“For it was a vision and a prophecy; what did then I behold in parable? And who is it who is still to come?
“Who is the shepherd into whose mouth crept the snake? Who is the man into whose throat all the heaviness and the blackest would creep?[[762]]
“But the shepherd bit, as my cry had told him; he bit with a huge bite! Far away did he spit the head of the serpent—and sprang up.
“No longer shepherd, no longer man, a transfigured being, an illuminated being, who laughed! Never yet on earth did a man laugh as he laughed!
“O my brethren, I heard a laugh which was no human laughter—and now a thirst consumeth me, a longing that is never allayed.
“My longing for this laugh eats into me. Oh, how can I suffer still to live! And how now can I bear to die!”[[763]]
The snake represents the introverting libido. Through introversion one is fertilized, inspired, regenerated and reborn from the God. In Hindoo philosophy this idea of creative, intellectual activity has even cosmogenic significance. The unknown original creator of all things is, according to Rigveda 10, 121, Prajâpati, the “Lord of Creation.” In the various Brahmas, his cosmogenic activity was depicted in the following manner
“Prajâpati desired: ‘I will procreate myself, I will be manifold.’ He performed Tapas; after he had performed Tapas he created these worlds.”
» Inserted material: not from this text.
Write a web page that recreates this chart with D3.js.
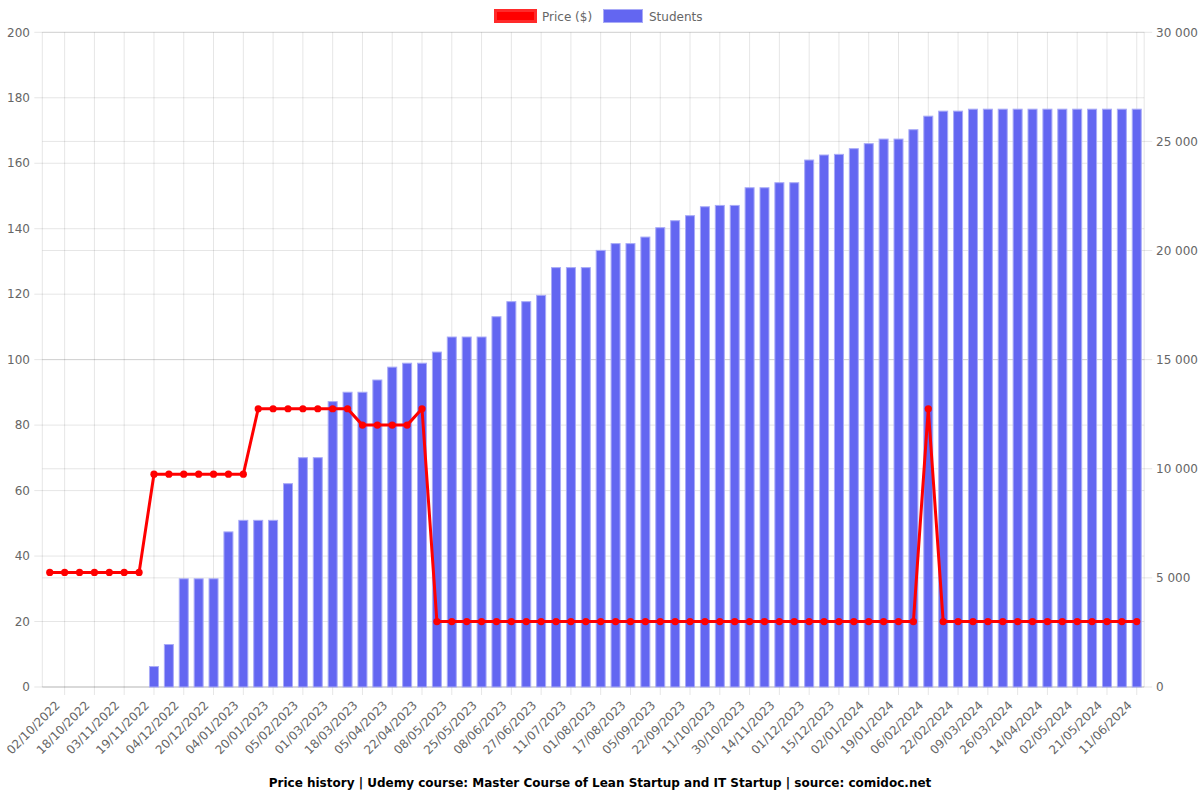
<!DOCTYPE html>
<html><head><meta charset="utf-8">
<script src="https://cdn.jsdelivr.net/npm/d3@7"></script>
<style>body{margin:0;background:#fff} svg{display:block} text{font-family:"DejaVu Sans",sans-serif}</style>
</head><body><svg id="c" width="1200" height="800"></svg>
<script>
// ---- data ----
const price = [
  35,35,35,35,35,35,35,
  65,65,65,65,65,65,65,
  85,85,85,85,85,85,85,
  80,80,80,80,
  85,
  20,20,20,20,20,20,20,20,20,20,
  20,20,20,20,20,20,20,20,20,20,
  20,20,20,20,20,20,20,20,20,20,
  20,20,20,
  85,
  20,20,20,20,20,20,20,20,20,20,20,20,20,20
];
const students = [
  null,null,null,null,null,null,null,
  960,1970,4980,4980,4980,7130,7660,7660,7660,9340,
  10530,10530,13100,13530,13530,14090,14680,14860,14860,15370,
  16060,16060,16060,16990,17680,17680,17970,19240,19240,19240,
  20030,20340,20340,20640,21070,21390,21620,22030,22090,22090,
  22900,22900,23130,23130,24170,24400,24430,24690,24920,25130,
  25130,25560,26180,26410,26410,
  26500,26500,26500,26500,26500,26500,26500,26500,26500,26500,26500,26500
];
// labels shown on every second category (odd indices)
const tickLabels = [
  "02/10/2022","18/10/2022","03/11/2022","19/11/2022","04/12/2022","20/12/2022",
  "04/01/2023","20/01/2023","05/02/2023","01/03/2023","18/03/2023","05/04/2023",
  "22/04/2023","08/05/2023","25/05/2023","08/06/2023","27/06/2023","11/07/2023",
  "01/08/2023","17/08/2023","05/09/2023","22/09/2023","11/10/2023","30/10/2023",
  "14/11/2023","01/12/2023","15/12/2023","02/01/2024","19/01/2024","06/02/2024",
  "22/02/2024","09/03/2024","26/03/2024","14/04/2024","02/05/2024","21/05/2024",
  "11/06/2024"
];
const priceTicks = [0,20,40,60,80,100,120,140,160,180,200];
const studentTicks = [0,5000,10000,15000,20000,25000,30000];
const titleText = "Price history | Udemy course: Master Course of Lean Startup and IT Startup | source: comidoc.net";
const seriesNames = ["Price ($)", "Students"];

// ---- layout ----
const L = 42.3, R = 1144.2, T = 32.3, B = 687;
const grid = "rgba(0,0,0,0.1)";
const n = price.length;
const x = d3.scaleBand().domain(d3.range(n)).range([L, R]).padding(0);
const cx = i => x(i) + x.bandwidth() / 2;
const yL = d3.scaleLinear().domain([0, 200]).range([B, T]);
const yR = d3.scaleLinear().domain([0, 30000]).range([B, T]);
const fmt = v => d3.format(",")(v).replace(/,/g, "\u00a0");

const svg = d3.select("#c");

// horizontal gridlines (left axis)
svg.append("g").selectAll("line").data(priceTicks).join("line")
  .attr("x1", L - 8).attr("x2", R).attr("y1", d => yL(d)).attr("y2", d => yL(d))
  .attr("stroke", grid).attr("stroke-width", 1);
// horizontal gridlines (right axis)
svg.append("g").selectAll("line").data(studentTicks).join("line")
  .attr("x1", L).attr("x2", R + 8).attr("y1", d => yR(d)).attr("y2", d => yR(d))
  .attr("stroke", grid).attr("stroke-width", 1);
// vertical gridlines at labelled categories
const tickIdx = tickLabels.map((_, k) => 2 * k + 1);
svg.append("g").selectAll("line").data(tickIdx).join("line")
  .attr("x1", d => cx(d)).attr("x2", d => cx(d)).attr("y1", T).attr("y2", B + 8)
  .attr("stroke", grid).attr("stroke-width", 1);
// axis borders
svg.append("line").attr("x1", L).attr("x2", L).attr("y1", T).attr("y2", B).attr("stroke", grid);
svg.append("line").attr("x1", R).attr("x2", R).attr("y1", T).attr("y2", B).attr("stroke", grid);
svg.append("line").attr("x1", L).attr("x2", R).attr("y1", B).attr("y2", B).attr("stroke", grid);

// left labels
svg.append("g").selectAll("text").data(priceTicks).join("text")
  .attr("x", 30).attr("y", d => yL(d)).attr("dy", "0.35em")
  .attr("text-anchor", "end").attr("font-size", 12).attr("fill", "#666").text(d => d);
// right labels
svg.append("g").selectAll("text").data(studentTicks).join("text")
  .attr("x", 1156).attr("y", d => yR(d)).attr("dy", "0.35em")
  .attr("text-anchor", "start").attr("font-size", 12).attr("fill", "#666").text(d => fmt(d));
// x labels
svg.append("g").selectAll("text").data(tickLabels).join("text")
  .attr("transform", (d, k) => `translate(${cx(2 * k + 1) - 7},${703}) rotate(-45)`)
  .attr("dy", "0.35em").attr("text-anchor", "end").attr("font-size", 12).attr("fill", "#666")
  .text(d => d);

// bars
const bw = 10;
svg.append("g").selectAll("rect").data(students.map((v, i) => ({ v, i })).filter(d => d.v != null)).join("rect")
  .attr("x", d => cx(d.i) - bw / 2 + 0.5).attr("width", bw - 1)
  .attr("y", d => yR(d.v) + 0.5).attr("height", d => B - yR(d.v) - 0.5)
  .attr("fill", "#6366f1").attr("stroke", "#a9abf7").attr("stroke-width", 1);

// price line
const line = d3.line().x((d, i) => cx(i)).y(d => yL(d));
svg.append("path").datum(price).attr("d", line)
  .attr("fill", "none").attr("stroke", "#ff0000").attr("stroke-width", 3).attr("stroke-linejoin", "round");
svg.append("g").selectAll("circle").data(price).join("circle")
  .attr("cx", (d, i) => cx(i)).attr("cy", d => yL(d)).attr("r", 3.6).attr("fill", "#ff0000");

// legend
const lg = svg.append("g");
lg.append("rect").attr("x", 495.5).attr("y", 10.5).attr("width", 40).attr("height", 11)
  .attr("fill", "#ff0000").attr("stroke", "#ff2a2a").attr("stroke-width", 3);
lg.append("text").attr("x", 542).attr("y", 16.5).attr("dy", "0.35em").attr("font-size", 12).attr("fill", "#666").text(seriesNames[0]);
lg.append("rect").attr("x", 603.5).attr("y", 9.5).attr("width", 39).attr("height", 13)
  .attr("fill", "#6366f1").attr("stroke", "#a9abf7").attr("stroke-width", 1);
lg.append("text").attr("x", 649).attr("y", 16.5).attr("dy", "0.35em").attr("font-size", 12).attr("fill", "#666").text(seriesNames[1]);

// title
svg.append("text").attr("x", 600).attr("y", 783).attr("dy", "0.35em").attr("text-anchor", "middle")
  .attr("font-size", 12).attr("font-weight", "bold").attr("fill", "#000").text(titleText);
</script></body></html>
The strange conception of Tapas is to be translated, according to Deussen,[[764]] as “he heated himself with his own heat,[[765]] with the sense of ‘he brooded, he hatched.’” Here the hatcher and the hatched are not two, but one and the same identical being. As Hiranyagarbha, Prajâpati is the egg produced from himself, the world-egg, from which he hatches himself. He creeps into himself, he becomes his own uterus, becomes pregnant with himself, in order to give birth to the world of multiplicity. Thus Prajâpati through the way of introversion changed into something new, the multiplicity of the world. It is of especial interest to note how the most remote things come into contact. Deussen observes:
“In the degree that the conception of Tapas (heat) becomes in hot India the symbol of exertion and distress, the ‘tapo atapyata’ began to assume the meaning of self-castigation and became related to the idea that creation is an act of self-renunciation on the part of the Creator.”